Power of the Zener diode

Question

In this circuit there are several things required like the inductor and diode current, and the average power of the inductor, but what does really puzzle me is how can calculate the zener average power?

^{simulate this circuit – Schematic created using CircuitLab}

I understand that the average power of any inductor is zero, but I don't know for the zener. The inductor current is

$$i_{L}=\frac{1}{L}\int V_{CC}dt$$
and this would be the same current on the zener because when the transistor turns off the diode try to maintain the inductor current and breaks down.

The instantaneous power of the diode is \$I_{z}V_{z}\$ , but which is the average power?

Answer 1

I think you have to consider two situations. In discontinuous conduction mode the entire energy in the inductor (ideally) gets dissipated by the zener each off period.

The current in the inductor increases as i(t) = tV/L , so the energy at the end of the charge time \$t_{ON}\$on is

E= \$\frac{t_{ON}V^2}{2L}\$

In continuous conduction mode there is still some current flowing in the inductor at the end of the off period, so the current increases linearly from the initial current and the energy that goes into the zener is proportional to the differences of the squares of the initial and final currents. So in steady state there is some constant amount of energy stored in the inductor at the end of each off time.

Answer 2

Rev A.

Symbol used is a Schottky Power Diode, which are Avalanche type clamps but like Zeners use the same notation for current, \$i_Z\$

Although the energy stored in current in the Inductor is released into the Zener E= ½ LI² , I(t) is a ramp and not constant.

But what is the Power Dissipation?

Yet we know when the transistor is switched off, Iz=IL and for now, if we let Vce(sat)=0, the voltage across the inductor = 5V , thus the final power input while the ramp reaches a peak current , Ip is P = ½ VIp ( triangle is ½ the area of the VI product square)

The Zener will discharge the current faster but with a fast step voltage and some triangular ramp decay time. {edit} The discharge time depends on the voltage ratio. THe inductor Ramp times will be equal when the voltage across the inductor is equal and opposite polarity or Vz=2Vcc

V=LdI/dt and both L and dI=Ip are constants at time Tu=dt of current ramp up for the ramp-down time, Td.

The discharge time duration Td = Vcc/Vz * T \$Td/Tu=\dfrac{Vz-Vcc}{Vcc}\$

We already concluded Vdt = LIp = some fixed value.

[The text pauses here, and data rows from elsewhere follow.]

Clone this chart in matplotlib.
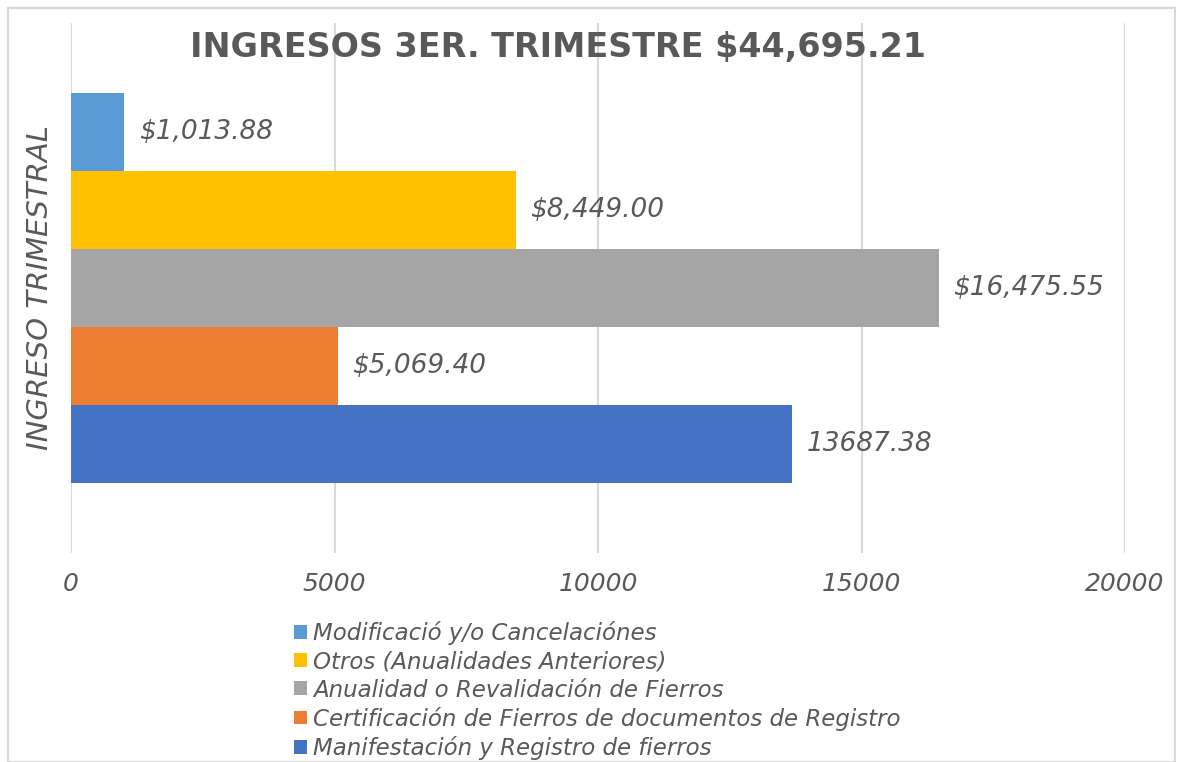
import matplotlib.pyplot as plt
from matplotlib.patches import Rectangle

series = ["Modificació y/o Cancelaciónes",
          "Otros (Anualidades Anteriores)",
          "Anualidad o Revalidación de Fierros",
          "Certificación de Fierros de documentos de Registro",
          "Manifestación y Registro de fierros"]
values = [1013.88, 8449.00, 16475.55, 5069.40, 13687.38]
labels = ["\\$1,013.88", "\\$8,449.00", "\\$16,475.55", "\\$5,069.40", "13687.38"]
colors = ["#5B9BD5", "#FFC000", "#A5A5A5", "#ED7D31", "#4472C4"]
xticks = [0, 5000, 10000, 15000, 20000]

grey = "#595959"
plt.rcParams['font.family'] = ['DejaVu Sans']

fig = plt.figure(figsize=(11.79, 7.62), dpi=100)
ax = fig.add_axes([71 / 1179, 1 - 553 / 762, (1125 - 71) / 1179, (553 - 23) / 762])

pos = [2, 1, 0, -1, -2]
for p, v, lab, c, s in zip(pos, values, labels, colors, series):
    ax.barh(p, v, height=1.0, color=c, label=s, zorder=2)
    ax.text(v + 270, p, lab, va='center', ha='left', fontsize=19,
            style='italic', color=grey)

ax.set_xlim(0, 20000)
ax.set_ylim(-3.405, 3.405)
ax.set_xticks(xticks)
ax.set_xticklabels([str(t) for t in xticks], fontsize=18, style='italic', color=grey)
ax.set_yticks([])
ax.tick_params(axis='x', length=0, pad=14)
ax.grid(axis='x', color='#D9D9D9', linewidth=1.5, zorder=0)
for sp in ax.spines.values():
    sp.set_visible(False)

ax.set_ylabel("INGRESO TRIMESTRAL", fontsize=21, style='italic', color=grey, labelpad=12)

fig.text(558 / 1179, 1 - 48 / 762, "INGRESOS 3ER. TRIMESTRE \\$44,695.21",
         ha='center', va='center', fontsize=24, fontweight='bold', color=grey)

fig.legend(loc='upper left', bbox_to_anchor=(283 / 1179, 1 - 610 / 762),
           frameon=False, handlelength=0.56, handleheight=0.56,
           handletextpad=0.25, labelspacing=0.22, borderpad=0,
           prop={'style': 'italic', 'size': 16.5}, labelcolor=grey)

fig.patches.append(Rectangle((8 / 1179, 0), (1175 - 8) / 1179, 1 - 8 / 762,
                             transform=fig.transFigure, fill=False,
                             edgecolor='#D9D9D9', linewidth=1.5))

fig.savefig("out.png", dpi=100)
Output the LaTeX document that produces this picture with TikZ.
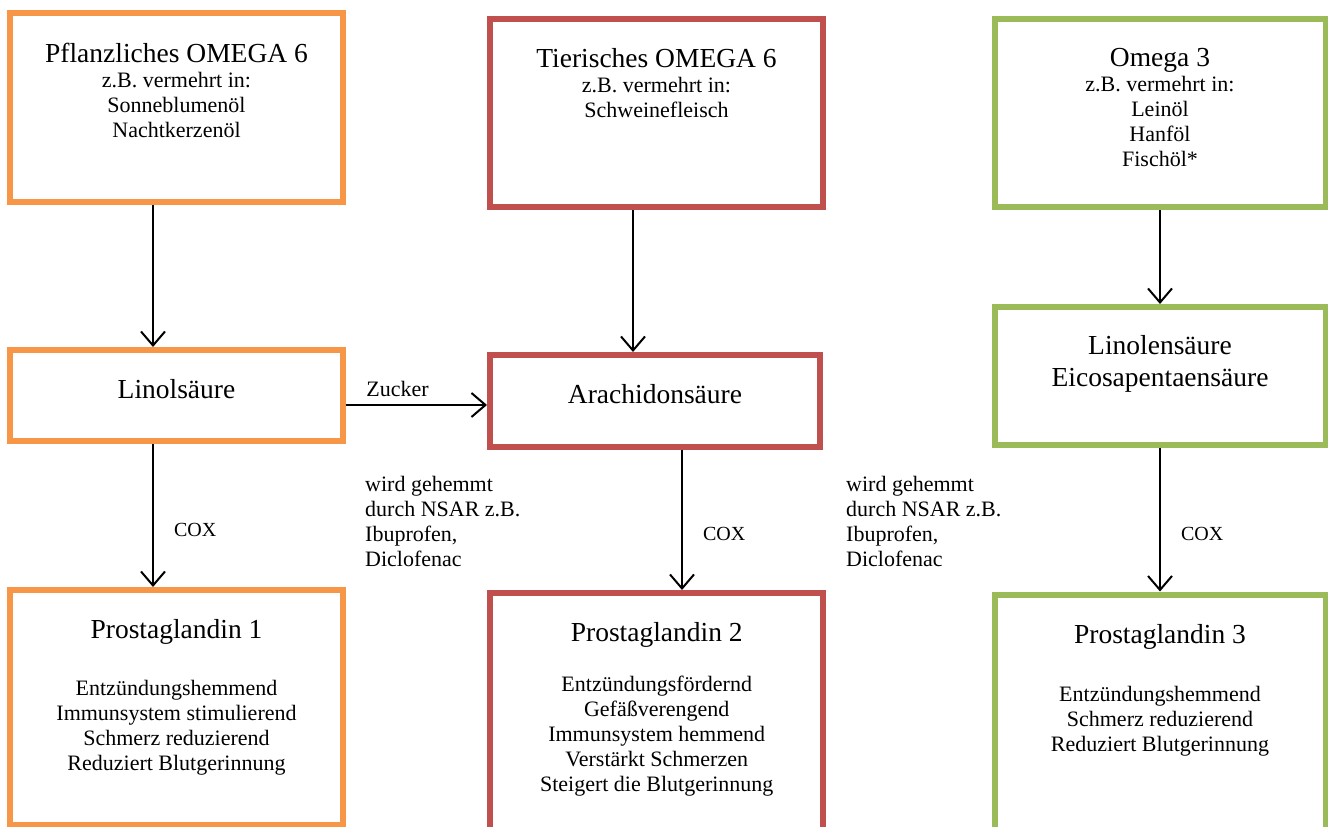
\documentclass[tikz,border=0pt]{standalone}
\usepackage{fontspec}
\setmainfont{Liberation Serif}
\usetikzlibrary{arrows.meta,positioning}

\definecolor{omorange}{HTML}{F79646}
\definecolor{omred}{HTML}{C0504D}
\definecolor{omgreen}{HTML}{9BBB59}
\newcommand{\ttlfont}{\fontsize{27.5}{32}\selectfont}

\begin{document}
\begin{tikzpicture}[x=1pt,y=-1pt,
	box/.style={draw, line width=6pt, inner sep=0pt, minimum width=333pt},
	boxtxt/.style={anchor=north, inner sep=0pt, align=center, font=\fontsize{22}{25}\selectfont},
	hint/.style={anchor=north west, inner sep=0pt, align=left, font=\fontsize{22}{25}\selectfont},
	pfeil/.style={line width=2pt, -{Straight Barb[length=14pt,width=24pt]}},
	cox/.style={pos=0.6, anchor=west, xshift=17pt, inner sep=3pt, font=\fontsize{20}{24}\selectfont}]
	
		\clip (0,0) rectangle (1328,827);
		
		% linke Spalte
		\node[box, draw=omorange, minimum height=189pt] (pfl) at (176.5,107.5) {};
		\node[boxtxt, below=32.5pt of pfl.north] (pfltxt) {{\ttlfont Pflanzliches OMEGA 6}\\ z.B. vermehrt in:\\ Sonneblumenöl\\ Nachtkerzenöl};
		
		\node[box, draw=omorange, minimum height=91pt] (lin) at (176.5,395.5) {};
		\node[boxtxt, font=\ttlfont, below=32.5pt of lin.north] (lintxt) {Linolsäure};
		
		\node[box, draw=omorange, minimum height=234.5pt] (pg1) at (176.5,707.25) {};
		\node[boxtxt, below=32.5pt of pg1.north] (pg1txt) {{\ttlfont Prostaglandin 1}\\[32pt] Entzündungshemmend\\ Immunsystem stimulierend\\ Schmerz reduzierend\\ Reduziert Blutgerinnung};
		
		% mittlere Spalte
		\node[box, draw=omred, minimum height=188.5pt] (tie) at (656.5,112.75) {};
		\node[boxtxt, below=32.5pt of tie.north] (tietxt) {{\ttlfont Tierisches OMEGA 6}\\ z.B. vermehrt in:\\ Schweinefleisch};
		
		\node[box, draw=omred, minimum width=330pt, minimum height=92pt] (ara) at (655,401) {};
		\node[boxtxt, font=\ttlfont, below=32.5pt of ara.north] (aratxt) {Arachidonsäure};
		
		\node[box, draw=omred, minimum height=267pt] (pg2) at (656.75,726.5) {};
		\node[boxtxt, below=32.5pt of pg2.north] (pg2txt) {{\ttlfont Prostaglandin 2}\\[25pt] Entzündungsfördernd\\ Gefäßverengend\\ Immunsystem hemmend\\ Verstärkt Schmerzen\\ Steigert die Blutgerinnung};
		
		% rechte Spalte
		\node[box, draw=omgreen, minimum width=331pt, minimum height=188.5pt] (oma) at (1160,112.75) {};
		\node[boxtxt, below=32.5pt of oma.north] (omatxt) {{\ttlfont Omega 3}\\ z.B. vermehrt in:\\ Leinöl\\ Hanföl\\ Fischöl*};
		
		\node[box, draw=omgreen, minimum width=331pt, minimum height=137.5pt] (lnl) at (1160,375.75) {};
		\node[boxtxt, font=\ttlfont, below=31.5pt of lnl.north] (lnltxt) {Linolensäure\\ Eicosapentaensäure};
		
		\node[box, draw=omgreen, minimum width=331pt, minimum height=265.5pt] (pg3) at (1160,727.25) {};
		\node[boxtxt, below=32.5pt of pg3.north] (pg3txt) {{\ttlfont Prostaglandin 3}\\[33pt] Entzündungshemmend\\ Schmerz reduzierend\\ Reduziert Blutgerinnung};
		
		% Hemmung
		\node[hint] (hemmA) at (365,476) {wird gehemmt\\ durch NSAR z.B.\\ Ibuprofen,\\ Diclofenac};
		\node[hint] (hemmB) at (846,476) {wird gehemmt\\ durch NSAR z.B.\\ Ibuprofen,\\ Diclofenac};
		
		% Pfeile
		\draw[pfeil] ([xshift=-23.5pt]pfl.south) -- ([xshift=-23.5pt]lin.north);
		\draw[pfeil] ([xshift=-23.5pt]lin.south) -- node[cox] {COX} ([xshift=-23.5pt]pg1.north);
		\draw[pfeil] ([yshift=-9.5pt]lin.east) -- node[pos=0, anchor=base west, xshift=16pt, yshift=9pt, font=\fontsize{22}{25}\selectfont] (zucker) {Zucker} ([yshift=-9.5pt]lin.east -| ara.west);
		
		\draw[pfeil] ([xshift=-23.5pt]tie.south) -- ([xshift=-23.5pt]tie.south |- ara.north);
		\draw[pfeil] ([xshift=27pt]ara.south) -- node[cox] {COX} ([xshift=27pt]ara.south |- pg2.north);
		
		\draw[pfeil] (oma.south) -- (lnl.north);
		\draw[pfeil] (lnl.south) -- node[cox] {COX} (pg3.north);
		
\end{tikzpicture}
\end{document}
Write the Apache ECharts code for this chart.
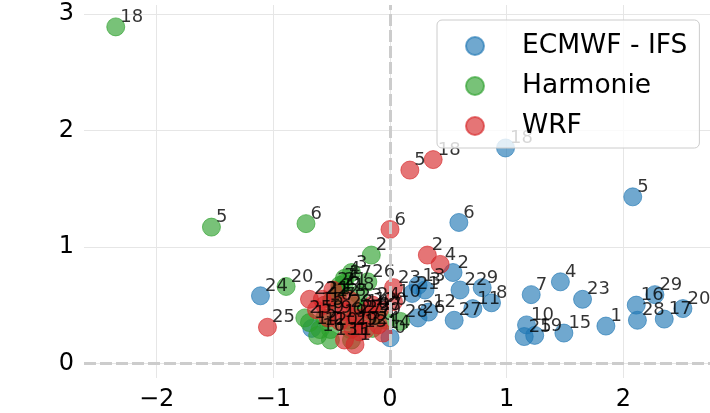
<!DOCTYPE html>
<html>
<head>
<meta charset="utf-8">
<script src="https://cdn.jsdelivr.net/npm/echarts@6/dist/echarts.min.js"></script>
<style>
  html, body { margin: 0; padding: 0; background: #fff; }
  #chart { width: 710px; height: 413px; }
</style>
</head>
<body>
<div id="chart"></div>
<script>
// Day labels attached to each point
const days = [0, 1, 2, 3, 4, 5, 6, 7, 8, 9, 10, 11, 12, 13, 14, 15, 16, 17, 18, 19, 20, 21, 22, 23, 24, 25, 26, 27, 28, 29];

// ECMWF - IFS
const ifsX = [0.00, 1.85, 0.54, 0.30, 1.46, 2.08, 0.59, 1.21, 0.87, 0.79, 1.17, 0.71, 0.33, 0.24, -0.67, 1.49, 2.11, 2.35, 0.99, 1.24, 2.51, 0.19, 0.60, 1.65, -1.11, 1.15, 0.24, 0.55, 2.12, 2.27];
const ifsY = [0.22, 0.32, 0.78, 0.63, 0.70, 1.43, 1.21, 0.59, 0.52, 0.65, 0.33, 0.47, 0.44, 0.67, 0.30, 0.26, 0.50, 0.38, 1.85, 0.24, 0.47, 0.60, 0.63, 0.55, 0.58, 0.23, 0.39, 0.37, 0.37, 0.59];

// Harmonie
const harmX = [-0.36, -0.33, -0.16, -0.33, -0.39, -1.53, -0.72, -0.43, -0.27, -0.04, -0.51, -0.45, -0.60, -0.51, -0.24, -0.69, -0.62, -0.39, -2.35, -0.56, -0.89, -0.43, -0.50, -0.30, -0.15, -0.73, -0.19, -0.13, 0.09, -0.34];
const harmY = [0.37, 0.20, 0.93, 0.78, 0.73, 1.17, 1.20, 0.67, 0.59, 0.37, 0.29, 0.58, 0.29, 0.20, 0.44, 0.35, 0.24, 0.69, 2.89, 0.39, 0.66, 0.63, 0.54, 0.49, 0.30, 0.39, 0.70, 0.42, 0.36, 0.29];

// WRF
const wrfX = [-0.10, -0.30, 0.32, -0.21, 0.43, 0.17, 0.00, -0.43, -0.34, -0.53, 0.03, -0.39, -0.17, -0.26, -0.06, -0.63, -0.56, -0.32, 0.37, -0.43, -0.09, -0.58, -0.69, 0.03, -0.15, -1.05, -0.49, -0.30, -0.38, -0.24];
const wrfY = [0.33, 0.16, 0.93, 0.29, 0.85, 1.66, 1.15, 0.50, 0.54, 0.39, 0.53, 0.20, 0.46, 0.27, 0.26, 0.46, 0.50, 0.30, 1.75, 0.36, 0.46, 0.55, 0.55, 0.65, 0.50, 0.31, 0.63, 0.39, 0.44, 0.39];

// Axis ticks
const xTicks = [-2, -1, 0, 1, 2];
const yTicks = [0, 1, 2, 3];

const seriesNames = ['ECMWF - IFS', 'Harmonie', 'WRF'];
const seriesFill = ['rgba(31,119,180,0.8)', 'rgba(44,160,44,0.8)', 'rgba(214,39,40,0.8)'];

const FONT = 'DejaVu Sans';

function zip(xs, ys) {
  return xs.map((x, i) => [x, ys[i], days[i]]);
}

function scatter(name, color, data) {
  return {
    name: name,
    type: 'scatter',
    data: data,
    symbol: 'circle',
    symbolSize: 18,
    itemStyle: { color: color, borderColor: color, borderWidth: 1 },
    label: {
      show: true,
      position: [14, 0],
      align: 'left',
      verticalAlign: 'middle',
      formatter: p => String(p.data[2]),
      color: '#000',
      fontFamily: FONT,
      fontSize: 18
    },
    emphasis: { disabled: true },
    z: 3
  };
}

const minus = v => String(v).replace('-', '\u2212');

const chart = echarts.init(document.getElementById('chart'), null, { renderer: 'canvas' });

chart.setOption({
  animation: false,
  backgroundColor: '#fff',
  grid: { left: 84, right: 0, top: 5, bottom: 35, containLabel: false },
  xAxis: {
    type: 'value',
    min: -2.622,
    max: 2.742,
    axisLine: { show: false },
    axisTick: { show: false, customValues: xTicks },
    axisLabel: {
      customValues: xTicks,
      formatter: minus,
      color: '#000',
      fontFamily: FONT,
      fontSize: 24,
      margin: 10
    },
    splitLine: { show: true, lineStyle: { color: '#e6e6e6', width: 1 } }
  },
  yAxis: {
    type: 'value',
    min: -0.126,
    max: 3.078,
    axisLine: { show: false },
    axisTick: { show: false, customValues: yTicks },
    axisLabel: {
      customValues: yTicks,
      formatter: minus,
      color: '#000',
      fontFamily: FONT,
      fontSize: 24,
      margin: 10
    },
    splitLine: { show: true, lineStyle: { color: '#e6e6e6', width: 1 } }
  },
  legend: {
    data: seriesNames,
    orient: 'vertical',
    left: 437,
    top: 20,
    icon: 'circle',
    itemWidth: 18,
    itemHeight: 18,
    itemGap: 10,
    padding: [11, 12, 7, 28],
    backgroundColor: 'rgba(255,255,255,0.8)',
    borderColor: '#cccccc',
    borderWidth: 1,
    borderRadius: 5,
    textStyle: {
      color: '#000',
      fontFamily: FONT,
      fontSize: 26.5,
      lineHeight: 30,
      padding: [0, 0, 0, 33]
    },
    selectedMode: false,
    z: 10
  },
  series: [
    {
      name: 'zero-lines',
      type: 'scatter',
      data: [],
      silent: true,
      z: 1,
      markLine: {
        silent: true,
        symbol: 'none',
        label: { show: false },
        lineStyle: { color: '#cccccc', width: 3, type: [12, 4] },
        data: [{ xAxis: 0 }, { yAxis: 0 }]
      }
    },
    scatter(seriesNames[0], seriesFill[0], zip(ifsX, ifsY)),
    scatter(seriesNames[1], seriesFill[1], zip(harmX, harmY)),
    scatter(seriesNames[2], seriesFill[2], zip(wrfX, wrfY))
  ]
});
</script>
</body>
</html>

Although the semiconductor doping of Avalanche diodes is lighter, has a higher breakdown voltage, is faster and has a different conduction mechanism, the notation for such diodes often still uses \$i_Z\$.

Simulation proof

Other info

Answer 3

Set a couple of parameters first:

1. Vz > VCC
2. I(L) is steady state current

I(L) = VCC / Inductor_Resistance

The energy stored in the magnetic circuit is:

E(Joules) = 1/2 * L * I^2

This is the total energy dissipated in each on/off transition.

You need values for L, R, VCC, Vz and on/off repetition rate then you can calculate the time taken to discharge the energy stored in the inductor and the power dissipated in the Zener and the series R.

With the Zener you have instantaneous dissipation equal to (Vz - Vcc) * I(L) so the higher the value of Vz the faster you dissipate the energy in the inductor.

A really decent explanation is in this Maxim Appnote and ST Appnote. They describe using a Zener/FET combination, but the formula work for just a Zener too.

Update: It is interesting to see the impact on the time taken to dissipate the inductor stored energy. Below is the three common configurations:

1. A diode across the inductor
2. A zener plus a diode across the inductor (some use a TVS)
3. A zener in series with the inductor

^{simulate this circuit – Schematic created using CircuitLab}

For the component values I used, the waveforms show that configuration B provides the shortest time to dissipate the energy in L, since it is ONLY dissipating the energy in L.

In configuration B the Zener dissipated twice the energy stored in L since it must dissipate an equal amount of energy from the power supply.

In configuration C the energy is mainly dissipated in the resistance associated with L so the time is approximately 5(LR).